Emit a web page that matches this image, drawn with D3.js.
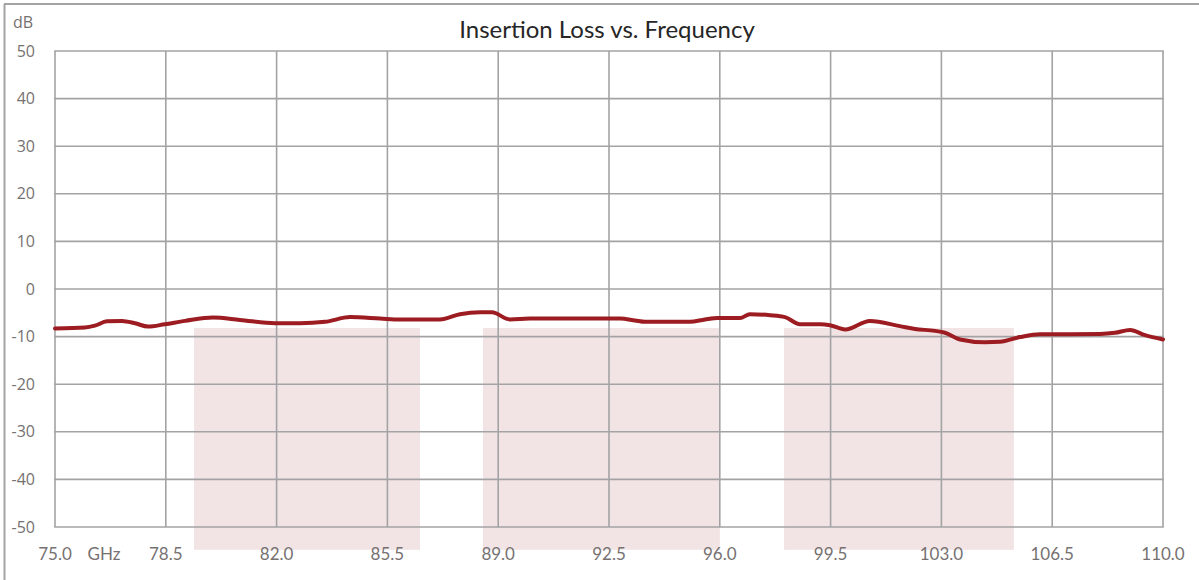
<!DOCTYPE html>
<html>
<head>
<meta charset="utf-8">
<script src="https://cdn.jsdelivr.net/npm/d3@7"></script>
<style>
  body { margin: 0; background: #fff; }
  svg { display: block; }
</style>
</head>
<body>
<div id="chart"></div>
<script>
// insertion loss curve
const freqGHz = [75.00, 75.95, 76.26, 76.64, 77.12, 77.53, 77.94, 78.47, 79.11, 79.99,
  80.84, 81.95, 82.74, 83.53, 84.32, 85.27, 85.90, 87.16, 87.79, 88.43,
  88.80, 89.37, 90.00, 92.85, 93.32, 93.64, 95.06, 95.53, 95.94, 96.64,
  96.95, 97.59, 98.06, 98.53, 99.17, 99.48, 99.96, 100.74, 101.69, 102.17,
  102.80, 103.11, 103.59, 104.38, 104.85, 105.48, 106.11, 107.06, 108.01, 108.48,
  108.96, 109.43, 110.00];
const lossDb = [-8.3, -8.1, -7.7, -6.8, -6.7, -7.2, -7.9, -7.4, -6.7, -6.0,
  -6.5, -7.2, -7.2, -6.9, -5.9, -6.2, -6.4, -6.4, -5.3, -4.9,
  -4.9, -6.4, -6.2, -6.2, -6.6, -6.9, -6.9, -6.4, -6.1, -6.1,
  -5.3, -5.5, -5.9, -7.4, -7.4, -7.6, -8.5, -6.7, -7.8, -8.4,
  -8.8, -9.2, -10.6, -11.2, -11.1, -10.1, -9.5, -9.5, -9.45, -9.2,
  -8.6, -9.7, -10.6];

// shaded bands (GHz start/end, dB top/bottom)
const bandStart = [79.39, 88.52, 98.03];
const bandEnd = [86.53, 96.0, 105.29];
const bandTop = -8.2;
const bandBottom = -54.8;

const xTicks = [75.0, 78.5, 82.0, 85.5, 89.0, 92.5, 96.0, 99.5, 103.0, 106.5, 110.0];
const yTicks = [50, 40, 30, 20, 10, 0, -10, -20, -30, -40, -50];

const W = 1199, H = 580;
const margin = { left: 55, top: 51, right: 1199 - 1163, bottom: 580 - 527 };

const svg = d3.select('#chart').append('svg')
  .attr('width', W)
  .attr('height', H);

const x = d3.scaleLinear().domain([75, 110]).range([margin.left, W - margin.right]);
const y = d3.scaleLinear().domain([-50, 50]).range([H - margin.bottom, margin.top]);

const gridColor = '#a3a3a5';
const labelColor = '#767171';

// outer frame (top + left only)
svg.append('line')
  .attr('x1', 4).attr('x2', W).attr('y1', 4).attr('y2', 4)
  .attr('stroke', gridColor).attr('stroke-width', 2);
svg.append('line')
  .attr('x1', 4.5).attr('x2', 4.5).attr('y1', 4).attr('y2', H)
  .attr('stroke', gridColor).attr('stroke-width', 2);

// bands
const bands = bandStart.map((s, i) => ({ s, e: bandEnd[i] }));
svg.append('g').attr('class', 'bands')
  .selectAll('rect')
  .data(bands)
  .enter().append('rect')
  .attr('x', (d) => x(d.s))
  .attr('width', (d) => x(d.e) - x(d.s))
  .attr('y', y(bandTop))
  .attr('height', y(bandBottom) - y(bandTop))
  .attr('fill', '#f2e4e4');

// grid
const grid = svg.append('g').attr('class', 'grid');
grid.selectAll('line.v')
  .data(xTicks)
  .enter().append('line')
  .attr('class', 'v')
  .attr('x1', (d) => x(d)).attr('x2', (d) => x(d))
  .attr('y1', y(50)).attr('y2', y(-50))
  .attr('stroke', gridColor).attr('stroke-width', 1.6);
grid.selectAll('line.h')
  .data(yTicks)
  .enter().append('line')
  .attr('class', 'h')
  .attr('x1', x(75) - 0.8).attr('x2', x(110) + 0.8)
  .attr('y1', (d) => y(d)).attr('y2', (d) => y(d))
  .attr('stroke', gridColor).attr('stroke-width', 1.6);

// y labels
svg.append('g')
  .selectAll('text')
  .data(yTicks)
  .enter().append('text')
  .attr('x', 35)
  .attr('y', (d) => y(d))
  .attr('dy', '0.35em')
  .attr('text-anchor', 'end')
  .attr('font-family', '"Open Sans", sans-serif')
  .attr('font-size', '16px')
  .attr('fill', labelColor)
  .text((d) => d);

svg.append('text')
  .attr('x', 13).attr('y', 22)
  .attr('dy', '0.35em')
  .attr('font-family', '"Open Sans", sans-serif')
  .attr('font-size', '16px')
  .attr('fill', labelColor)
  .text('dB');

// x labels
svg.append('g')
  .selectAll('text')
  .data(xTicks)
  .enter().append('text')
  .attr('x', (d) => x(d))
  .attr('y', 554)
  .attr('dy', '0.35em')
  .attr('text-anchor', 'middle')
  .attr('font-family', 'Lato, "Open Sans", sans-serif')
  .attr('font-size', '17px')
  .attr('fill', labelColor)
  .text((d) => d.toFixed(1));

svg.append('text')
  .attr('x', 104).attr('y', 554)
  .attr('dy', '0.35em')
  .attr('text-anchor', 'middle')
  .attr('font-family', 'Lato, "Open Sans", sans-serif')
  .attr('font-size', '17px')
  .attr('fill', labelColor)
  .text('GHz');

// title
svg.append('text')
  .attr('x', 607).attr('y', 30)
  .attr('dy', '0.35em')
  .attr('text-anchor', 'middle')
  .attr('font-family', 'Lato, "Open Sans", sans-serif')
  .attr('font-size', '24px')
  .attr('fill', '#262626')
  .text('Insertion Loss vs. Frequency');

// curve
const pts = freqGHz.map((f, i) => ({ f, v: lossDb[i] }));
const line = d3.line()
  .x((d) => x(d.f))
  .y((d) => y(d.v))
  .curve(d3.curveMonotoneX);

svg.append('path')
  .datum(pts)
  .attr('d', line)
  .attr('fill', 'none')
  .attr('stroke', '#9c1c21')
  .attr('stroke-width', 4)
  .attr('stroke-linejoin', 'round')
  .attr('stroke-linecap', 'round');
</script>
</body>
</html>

Required task
Repeat the lines above exactly, and keep every picture out.

Task answer
Emit a web page that matches this image, drawn with D3.js.
<!DOCTYPE html>
<html>
<head>
<meta charset="utf-8">
<script src="https://cdn.jsdelivr.net/npm/d3@7"></script>
<style>
  body { margin: 0; background: #fff; }
  svg { display: block; }
</style>
</head>
<body>
<div id="chart"></div>
<script>
// insertion loss curve
const freqGHz = [75.00, 75.95, 76.26, 76.64, 77.12, 77.53, 77.94, 78.47, 79.11, 79.99,
  80.84, 81.95, 82.74, 83.53, 84.32, 85.27, 85.90, 87.16, 87.79, 88.43,
  88.80, 89.37, 90.00, 92.85, 93.32, 93.64, 95.06, 95.53, 95.94, 96.64,
  96.95, 97.59, 98.06, 98.53, 99.17, 99.48, 99.96, 100.74, 101.69, 102.17,
  102.80, 103.11, 103.59, 104.38, 104.85, 105.48, 106.11, 107.06, 108.01, 108.48,
  108.96, 109.43, 110.00];
const lossDb = [-8.3, -8.1, -7.7, -6.8, -6.7, -7.2, -7.9, -7.4, -6.7, -6.0,
  -6.5, -7.2, -7.2, -6.9, -5.9, -6.2, -6.4, -6.4, -5.3, -4.9,
  -4.9, -6.4, -6.2, -6.2, -6.6, -6.9, -6.9, -6.4, -6.1, -6.1,
  -5.3, -5.5, -5.9, -7.4, -7.4, -7.6, -8.5, -6.7, -7.8, -8.4,
  -8.8, -9.2, -10.6, -11.2, -11.1, -10.1, -9.5, -9.5, -9.45, -9.2,
  -8.6, -9.7, -10.6];

// shaded bands (GHz start/end, dB top/bottom)
const bandStart = [79.39, 88.52, 98.03];
const bandEnd = [86.53, 96.0, 105.29];
const bandTop = -8.2;
const bandBottom = -54.8;

const xTicks = [75.0, 78.5, 82.0, 85.5, 89.0, 92.5, 96.0, 99.5, 103.0, 106.5, 110.0];
const yTicks = [50, 40, 30, 20, 10, 0, -10, -20, -30, -40, -50];

const W = 1199, H = 580;
const margin = { left: 55, top: 51, right: 1199 - 1163, bottom: 580 - 527 };

const svg = d3.select('#chart').append('svg')
  .attr('width', W)
  .attr('height', H);

const x = d3.scaleLinear().domain([75, 110]).range([margin.left, W - margin.right]);
const y = d3.scaleLinear().domain([-50, 50]).range([H - margin.bottom, margin.top]);

const gridColor = '#a3a3a5';
const labelColor = '#767171';

// outer frame (top + left only)
svg.append('line')
  .attr('x1', 4).attr('x2', W).attr('y1', 4).attr('y2', 4)
  .attr('stroke', gridColor).attr('stroke-width', 2);
svg.append('line')
  .attr('x1', 4.5).attr('x2', 4.5).attr('y1', 4).attr('y2', H)
  .attr('stroke', gridColor).attr('stroke-width', 2);

// bands
const bands = bandStart.map((s, i) => ({ s, e: bandEnd[i] }));
svg.append('g').attr('class', 'bands')
  .selectAll('rect')
  .data(bands)
  .enter().append('rect')
  .attr('x', (d) => x(d.s))
  .attr('width', (d) => x(d.e) - x(d.s))
  .attr('y', y(bandTop))
  .attr('height', y(bandBottom) - y(bandTop))
  .attr('fill', '#f2e4e4');

// grid
const grid = svg.append('g').attr('class', 'grid');
grid.selectAll('line.v')
  .data(xTicks)
  .enter().append('line')
  .attr('class', 'v')
  .attr('x1', (d) => x(d)).attr('x2', (d) => x(d))
  .attr('y1', y(50)).attr('y2', y(-50))
  .attr('stroke', gridColor).attr('stroke-width', 1.6);
grid.selectAll('line.h')
  .data(yTicks)
  .enter().append('line')
  .attr('class', 'h')
  .attr('x1', x(75) - 0.8).attr('x2', x(110) + 0.8)
  .attr('y1', (d) => y(d)).attr('y2', (d) => y(d))
  .attr('stroke', gridColor).attr('stroke-width', 1.6);

// y labels
svg.append('g')
  .selectAll('text')
  .data(yTicks)
  .enter().append('text')
  .attr('x', 35)
  .attr('y', (d) => y(d))
  .attr('dy', '0.35em')
  .attr('text-anchor', 'end')
  .attr('font-family', '"Open Sans", sans-serif')
  .attr('font-size', '16px')
  .attr('fill', labelColor)
  .text((d) => d);

svg.append('text')
  .attr('x', 13).attr('y', 22)
  .attr('dy', '0.35em')
  .attr('font-family', '"Open Sans", sans-serif')
  .attr('font-size', '16px')
  .attr('fill', labelColor)
  .text('dB');

// x labels
svg.append('g')
  .selectAll('text')
  .data(xTicks)
  .enter().append('text')
  .attr('x', (d) => x(d))
  .attr('y', 554)
  .attr('dy', '0.35em')
  .attr('text-anchor', 'middle')
  .attr('font-family', 'Lato, "Open Sans", sans-serif')
  .attr('font-size', '17px')
  .attr('fill', labelColor)
  .text((d) => d.toFixed(1));

svg.append('text')
  .attr('x', 104).attr('y', 554)
  .attr('dy', '0.35em')
  .attr('text-anchor', 'middle')
  .attr('font-family', 'Lato, "Open Sans", sans-serif')
  .attr('font-size', '17px')
  .attr('fill', labelColor)
  .text('GHz');

// title
svg.append('text')
  .attr('x', 607).attr('y', 30)
  .attr('dy', '0.35em')
  .attr('text-anchor', 'middle')
  .attr('font-family', 'Lato, "Open Sans", sans-serif')
  .attr('font-size', '24px')
  .attr('fill', '#262626')
  .text('Insertion Loss vs. Frequency');

// curve
const pts = freqGHz.map((f, i) => ({ f, v: lossDb[i] }));
const line = d3.line()
  .x((d) => x(d.f))
  .y((d) => y(d.v))
  .curve(d3.curveMonotoneX);

svg.append('path')
  .datum(pts)
  .attr('d', line)
  .attr('fill', 'none')
  .attr('stroke', '#9c1c21')
  .attr('stroke-width', 4)
  .attr('stroke-linejoin', 'round')
  .attr('stroke-linecap', 'round');
</script>
</body>
</html>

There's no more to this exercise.